TO BE DONE: Reply with one number only, the count of lines holding the string "file".

--- Start of PROVIDED INFORMATION ---

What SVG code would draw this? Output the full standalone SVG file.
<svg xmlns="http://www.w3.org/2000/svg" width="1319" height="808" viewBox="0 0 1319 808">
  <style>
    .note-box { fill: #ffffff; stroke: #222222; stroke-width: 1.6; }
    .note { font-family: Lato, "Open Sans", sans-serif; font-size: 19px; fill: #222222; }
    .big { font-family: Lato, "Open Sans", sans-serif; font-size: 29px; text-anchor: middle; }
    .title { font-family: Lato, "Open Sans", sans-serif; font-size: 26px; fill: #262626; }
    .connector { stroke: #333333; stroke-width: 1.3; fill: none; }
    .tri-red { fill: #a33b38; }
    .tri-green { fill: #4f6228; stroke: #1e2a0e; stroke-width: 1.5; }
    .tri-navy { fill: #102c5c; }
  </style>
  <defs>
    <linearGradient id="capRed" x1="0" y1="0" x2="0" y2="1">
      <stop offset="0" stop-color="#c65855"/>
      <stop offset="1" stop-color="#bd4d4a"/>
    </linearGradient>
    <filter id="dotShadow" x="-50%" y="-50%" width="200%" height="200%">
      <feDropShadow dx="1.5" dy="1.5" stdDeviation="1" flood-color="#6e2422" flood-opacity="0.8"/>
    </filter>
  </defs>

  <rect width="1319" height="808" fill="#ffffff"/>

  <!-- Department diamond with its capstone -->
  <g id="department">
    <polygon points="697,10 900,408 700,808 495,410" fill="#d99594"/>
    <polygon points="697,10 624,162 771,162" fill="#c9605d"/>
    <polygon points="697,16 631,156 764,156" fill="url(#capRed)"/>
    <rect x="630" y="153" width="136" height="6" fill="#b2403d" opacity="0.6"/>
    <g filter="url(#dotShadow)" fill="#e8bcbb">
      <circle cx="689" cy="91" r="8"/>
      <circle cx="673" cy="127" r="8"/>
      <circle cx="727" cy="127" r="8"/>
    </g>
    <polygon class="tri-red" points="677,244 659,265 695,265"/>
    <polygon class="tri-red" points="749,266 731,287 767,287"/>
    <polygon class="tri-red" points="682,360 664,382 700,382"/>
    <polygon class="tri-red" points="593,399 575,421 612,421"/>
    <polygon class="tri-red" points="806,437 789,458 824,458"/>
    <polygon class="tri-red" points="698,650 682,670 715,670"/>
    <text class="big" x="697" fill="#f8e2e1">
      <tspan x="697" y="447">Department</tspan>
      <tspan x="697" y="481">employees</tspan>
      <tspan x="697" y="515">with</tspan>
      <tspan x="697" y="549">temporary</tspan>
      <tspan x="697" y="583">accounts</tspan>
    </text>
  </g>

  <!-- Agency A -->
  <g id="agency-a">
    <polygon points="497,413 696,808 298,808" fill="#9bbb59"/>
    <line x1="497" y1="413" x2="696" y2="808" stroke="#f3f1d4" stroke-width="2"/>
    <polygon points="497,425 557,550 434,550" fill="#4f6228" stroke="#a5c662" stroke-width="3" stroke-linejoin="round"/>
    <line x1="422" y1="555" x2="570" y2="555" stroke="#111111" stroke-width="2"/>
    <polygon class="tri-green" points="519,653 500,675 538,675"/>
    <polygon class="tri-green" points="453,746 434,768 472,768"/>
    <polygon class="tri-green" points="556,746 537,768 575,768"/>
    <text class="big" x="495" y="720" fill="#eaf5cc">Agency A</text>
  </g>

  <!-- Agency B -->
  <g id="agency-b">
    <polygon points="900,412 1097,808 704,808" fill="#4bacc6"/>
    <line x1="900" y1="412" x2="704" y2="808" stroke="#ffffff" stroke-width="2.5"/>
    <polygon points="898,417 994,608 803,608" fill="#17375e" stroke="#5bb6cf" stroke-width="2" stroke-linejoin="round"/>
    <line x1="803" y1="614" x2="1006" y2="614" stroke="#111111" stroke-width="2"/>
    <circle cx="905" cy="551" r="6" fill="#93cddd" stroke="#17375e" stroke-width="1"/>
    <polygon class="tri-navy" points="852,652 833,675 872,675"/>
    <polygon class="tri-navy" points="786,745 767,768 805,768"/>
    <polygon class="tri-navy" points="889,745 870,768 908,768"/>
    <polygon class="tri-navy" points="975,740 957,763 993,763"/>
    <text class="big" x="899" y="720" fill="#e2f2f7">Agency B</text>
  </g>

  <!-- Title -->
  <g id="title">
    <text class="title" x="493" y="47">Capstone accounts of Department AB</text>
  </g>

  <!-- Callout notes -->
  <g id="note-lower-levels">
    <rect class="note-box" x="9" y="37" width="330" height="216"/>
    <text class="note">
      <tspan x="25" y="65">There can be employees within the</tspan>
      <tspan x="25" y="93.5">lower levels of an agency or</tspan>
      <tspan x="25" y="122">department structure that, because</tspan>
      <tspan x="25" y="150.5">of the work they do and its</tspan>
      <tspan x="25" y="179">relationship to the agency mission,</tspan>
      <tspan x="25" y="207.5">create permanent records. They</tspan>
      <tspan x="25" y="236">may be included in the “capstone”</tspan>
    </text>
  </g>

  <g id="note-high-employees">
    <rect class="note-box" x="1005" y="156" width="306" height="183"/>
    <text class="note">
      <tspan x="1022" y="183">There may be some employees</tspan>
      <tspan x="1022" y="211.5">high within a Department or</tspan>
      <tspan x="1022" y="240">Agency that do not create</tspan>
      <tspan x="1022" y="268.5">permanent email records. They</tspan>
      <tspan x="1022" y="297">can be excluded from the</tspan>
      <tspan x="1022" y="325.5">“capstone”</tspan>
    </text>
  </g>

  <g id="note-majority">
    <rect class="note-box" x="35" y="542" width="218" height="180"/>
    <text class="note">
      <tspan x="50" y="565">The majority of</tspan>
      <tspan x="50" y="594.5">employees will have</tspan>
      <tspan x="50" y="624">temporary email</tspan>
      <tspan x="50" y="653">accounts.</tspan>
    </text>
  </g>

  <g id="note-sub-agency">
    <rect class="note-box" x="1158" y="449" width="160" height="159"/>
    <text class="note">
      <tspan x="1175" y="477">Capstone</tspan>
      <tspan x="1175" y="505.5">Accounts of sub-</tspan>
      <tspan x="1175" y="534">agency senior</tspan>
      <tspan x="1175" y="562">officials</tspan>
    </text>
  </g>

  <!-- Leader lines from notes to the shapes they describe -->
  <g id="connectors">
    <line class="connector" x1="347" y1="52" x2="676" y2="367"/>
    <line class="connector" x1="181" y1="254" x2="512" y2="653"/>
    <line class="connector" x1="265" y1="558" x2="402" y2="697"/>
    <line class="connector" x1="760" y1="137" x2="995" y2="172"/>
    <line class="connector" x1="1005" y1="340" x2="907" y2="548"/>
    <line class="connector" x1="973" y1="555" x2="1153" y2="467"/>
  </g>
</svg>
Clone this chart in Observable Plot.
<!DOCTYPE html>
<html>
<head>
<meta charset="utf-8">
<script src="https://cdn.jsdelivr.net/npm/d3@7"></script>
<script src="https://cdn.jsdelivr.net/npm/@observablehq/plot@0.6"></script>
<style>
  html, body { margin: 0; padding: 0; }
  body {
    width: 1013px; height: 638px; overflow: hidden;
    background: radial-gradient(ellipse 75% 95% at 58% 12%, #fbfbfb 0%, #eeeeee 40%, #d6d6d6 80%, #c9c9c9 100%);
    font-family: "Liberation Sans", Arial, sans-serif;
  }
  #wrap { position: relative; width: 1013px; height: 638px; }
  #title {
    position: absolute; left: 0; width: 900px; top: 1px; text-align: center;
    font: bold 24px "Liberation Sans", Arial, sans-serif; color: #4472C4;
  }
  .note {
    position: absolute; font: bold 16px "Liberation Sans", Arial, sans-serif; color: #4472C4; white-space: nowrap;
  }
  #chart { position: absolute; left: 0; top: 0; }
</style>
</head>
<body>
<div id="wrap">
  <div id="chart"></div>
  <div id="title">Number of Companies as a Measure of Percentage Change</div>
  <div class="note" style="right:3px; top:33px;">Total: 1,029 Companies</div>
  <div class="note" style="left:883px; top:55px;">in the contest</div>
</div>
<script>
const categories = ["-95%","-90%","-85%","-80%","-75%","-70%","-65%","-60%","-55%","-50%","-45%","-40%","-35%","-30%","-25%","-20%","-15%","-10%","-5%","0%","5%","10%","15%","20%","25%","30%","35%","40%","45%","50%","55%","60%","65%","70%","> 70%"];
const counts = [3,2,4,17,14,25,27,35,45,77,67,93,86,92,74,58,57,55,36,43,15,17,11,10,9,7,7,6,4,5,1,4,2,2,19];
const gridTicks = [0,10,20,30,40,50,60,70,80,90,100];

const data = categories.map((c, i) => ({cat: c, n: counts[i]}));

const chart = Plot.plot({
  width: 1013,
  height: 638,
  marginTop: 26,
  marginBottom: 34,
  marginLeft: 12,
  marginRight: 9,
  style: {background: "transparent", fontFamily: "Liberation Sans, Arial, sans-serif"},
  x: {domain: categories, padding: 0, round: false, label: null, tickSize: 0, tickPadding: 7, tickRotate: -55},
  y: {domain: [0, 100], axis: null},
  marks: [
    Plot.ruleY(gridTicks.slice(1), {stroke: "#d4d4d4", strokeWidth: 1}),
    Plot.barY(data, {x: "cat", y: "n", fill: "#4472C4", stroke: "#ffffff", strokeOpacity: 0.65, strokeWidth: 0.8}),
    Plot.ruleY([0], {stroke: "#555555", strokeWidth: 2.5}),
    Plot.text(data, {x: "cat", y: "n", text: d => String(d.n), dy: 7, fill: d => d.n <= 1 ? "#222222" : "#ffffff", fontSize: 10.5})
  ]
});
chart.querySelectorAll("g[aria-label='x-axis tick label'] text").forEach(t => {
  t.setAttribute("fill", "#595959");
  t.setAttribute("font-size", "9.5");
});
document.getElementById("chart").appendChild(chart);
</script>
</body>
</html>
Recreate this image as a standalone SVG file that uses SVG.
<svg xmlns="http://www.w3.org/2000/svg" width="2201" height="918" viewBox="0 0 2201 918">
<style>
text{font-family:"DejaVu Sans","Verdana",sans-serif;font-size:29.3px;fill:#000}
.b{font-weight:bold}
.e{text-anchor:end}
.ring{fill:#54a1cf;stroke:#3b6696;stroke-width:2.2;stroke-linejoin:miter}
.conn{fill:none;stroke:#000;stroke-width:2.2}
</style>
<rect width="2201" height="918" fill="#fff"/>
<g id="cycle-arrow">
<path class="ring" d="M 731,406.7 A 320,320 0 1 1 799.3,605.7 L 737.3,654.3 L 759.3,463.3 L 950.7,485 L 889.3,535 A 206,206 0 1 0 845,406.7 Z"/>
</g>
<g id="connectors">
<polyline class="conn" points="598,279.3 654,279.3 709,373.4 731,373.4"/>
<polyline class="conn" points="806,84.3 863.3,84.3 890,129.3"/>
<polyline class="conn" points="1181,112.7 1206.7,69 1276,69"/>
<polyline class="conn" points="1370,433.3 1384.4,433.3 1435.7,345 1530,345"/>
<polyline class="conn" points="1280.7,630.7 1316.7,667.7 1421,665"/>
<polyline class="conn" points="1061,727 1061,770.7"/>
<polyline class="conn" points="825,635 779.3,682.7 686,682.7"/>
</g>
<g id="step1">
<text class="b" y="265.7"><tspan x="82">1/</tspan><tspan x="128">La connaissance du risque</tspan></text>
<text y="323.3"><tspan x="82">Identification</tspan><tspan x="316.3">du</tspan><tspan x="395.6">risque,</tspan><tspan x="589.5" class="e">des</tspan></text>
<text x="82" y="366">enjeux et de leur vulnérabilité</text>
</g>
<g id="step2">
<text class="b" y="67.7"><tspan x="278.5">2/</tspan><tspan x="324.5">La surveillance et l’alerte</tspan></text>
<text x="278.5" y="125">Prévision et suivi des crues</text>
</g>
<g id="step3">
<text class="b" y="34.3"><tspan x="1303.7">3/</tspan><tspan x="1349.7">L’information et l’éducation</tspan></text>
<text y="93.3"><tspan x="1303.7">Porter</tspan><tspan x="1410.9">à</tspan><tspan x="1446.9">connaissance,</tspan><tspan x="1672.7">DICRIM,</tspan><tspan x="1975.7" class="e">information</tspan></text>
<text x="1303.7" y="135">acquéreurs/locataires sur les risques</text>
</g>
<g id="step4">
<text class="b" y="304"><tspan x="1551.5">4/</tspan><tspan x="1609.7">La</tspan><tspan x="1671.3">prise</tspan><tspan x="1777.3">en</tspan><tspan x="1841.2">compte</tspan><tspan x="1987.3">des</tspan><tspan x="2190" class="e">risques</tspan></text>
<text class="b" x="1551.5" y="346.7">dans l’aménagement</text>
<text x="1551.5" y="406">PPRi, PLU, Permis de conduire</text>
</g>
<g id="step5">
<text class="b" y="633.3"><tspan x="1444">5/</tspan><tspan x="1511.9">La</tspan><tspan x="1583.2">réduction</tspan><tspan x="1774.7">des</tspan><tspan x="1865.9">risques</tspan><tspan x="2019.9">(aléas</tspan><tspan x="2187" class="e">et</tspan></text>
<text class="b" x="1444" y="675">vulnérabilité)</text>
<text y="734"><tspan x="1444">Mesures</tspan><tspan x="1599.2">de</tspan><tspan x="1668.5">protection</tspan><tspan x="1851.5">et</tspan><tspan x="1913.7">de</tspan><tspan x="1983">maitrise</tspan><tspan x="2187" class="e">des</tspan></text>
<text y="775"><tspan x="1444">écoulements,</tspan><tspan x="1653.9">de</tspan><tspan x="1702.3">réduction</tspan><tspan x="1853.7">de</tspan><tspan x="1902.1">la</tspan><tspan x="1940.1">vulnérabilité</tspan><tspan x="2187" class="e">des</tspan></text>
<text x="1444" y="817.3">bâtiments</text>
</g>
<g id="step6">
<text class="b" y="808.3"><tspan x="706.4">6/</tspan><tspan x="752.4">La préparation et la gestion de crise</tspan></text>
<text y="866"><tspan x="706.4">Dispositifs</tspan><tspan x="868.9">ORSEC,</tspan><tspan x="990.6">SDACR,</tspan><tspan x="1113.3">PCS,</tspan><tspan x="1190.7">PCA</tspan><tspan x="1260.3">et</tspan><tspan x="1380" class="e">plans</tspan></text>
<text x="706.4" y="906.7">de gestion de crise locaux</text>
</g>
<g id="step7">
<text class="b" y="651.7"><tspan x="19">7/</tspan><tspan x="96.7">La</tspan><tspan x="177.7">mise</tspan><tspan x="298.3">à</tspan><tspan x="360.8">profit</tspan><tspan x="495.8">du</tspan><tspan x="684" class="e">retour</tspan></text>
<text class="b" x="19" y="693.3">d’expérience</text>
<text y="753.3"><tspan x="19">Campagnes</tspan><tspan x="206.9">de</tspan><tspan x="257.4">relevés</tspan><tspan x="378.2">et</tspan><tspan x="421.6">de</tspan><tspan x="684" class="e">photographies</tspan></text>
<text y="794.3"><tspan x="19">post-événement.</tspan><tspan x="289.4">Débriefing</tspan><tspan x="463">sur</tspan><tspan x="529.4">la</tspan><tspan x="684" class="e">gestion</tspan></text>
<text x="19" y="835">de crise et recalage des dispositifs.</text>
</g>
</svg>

--- End of PROVIDED INFORMATION ---

EXERCISE OUTPUT: 2